Der DGB muss endlich seine Position zur Regierungspolitik ändern und solidarische Aktionen organisieren. Zusammen mit den weltweiten Demonstrationen gegen den Krieg, Uni-Besetzungen und anderen Aktionen der sozialen Bewegungen kann das Morden gestoppt, der Krieg beendet und damit endlich die Voraussetzung geschaffen werden, Frieden und soziale Sicherheit zu erreichen.

Stoppt das Massaker, Frieden und Freiheit für Palästina:

  • Keine Waffen und kein Geld für Israels Kriege – weltweites Embargo, durchgesetzt von Gewerkschaften und Transport-Arbeiter*innen.
  • Internationale Solidarität – für eine koordinierte weltweite Bewegung gegen den Nahost-Krieg und für ein freies Palästina.
  • Sofortiger Waffenstillstand, stoppt das genozidale Massaker und die Vertreibungen in Gaza
  • Sofortiger Rückzug der israelischen Besatzungsarmee aus Gaza und dem Libanon.

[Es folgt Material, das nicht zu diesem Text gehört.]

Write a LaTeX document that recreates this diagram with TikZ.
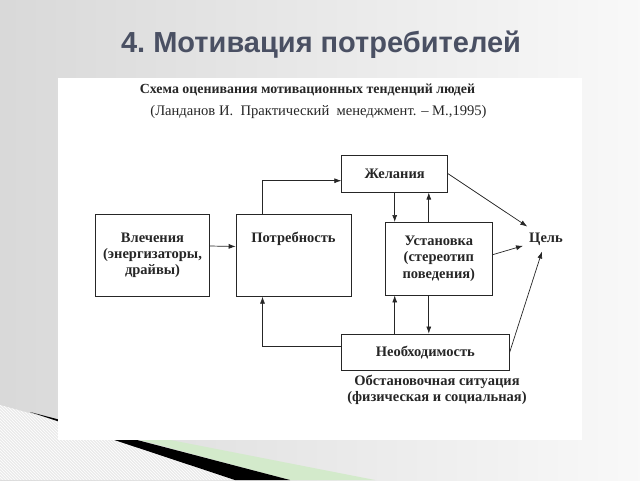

  • Blockade der Hilfslieferungen beenden – Lieferung von Essen, Wasser, medizinischer Ausrüstung an die Menschen in Gaza – was immer benötigt wird.
  • Austausch der in Gaza festgehaltenen Geiseln gegen die in israelischen Gefängnissen inhaftierten Palästinenser*innen.
  • Schluss mit Besatzung, Vertreibung und Siedlungsbau. Rückzug der Armee aus der Westbank und Ost-Jerusalem und Auflösung der Siedlungen.
  • Heranziehen des Vermögens der Reichen und der Kriegsgewinnler, um den Wiederaufbau von Gaza und der anderen zerstörten Gebiete zu finanzieren.
  • Nieder mit Netanjahus Regierung des Todes – für eine Massenbewegung von Jüd*innen und Araber*innen zum Sturz der kriegerischen Regierung.
  • Für ein Ende der imperialistischen Einmischung in der Region und jeder Form von nationaler Unterdrückung.
  • Für den Aufbau internationalistischer Organisationen der Arbeiter*innenklasse und Jugend auf beiden Seiten der grünen Linie, für die Kooperation der palästinensischen und jüdisch-israelischen Linken.
  • Für ein unabhängiges, demokratisches, sozialistisches Palästina mit Ost-Jerusalem als Hauptstadt, neben einem sozialistischen Israel, für eine freiwillige sozialistische Föderation des Nahen Ostens.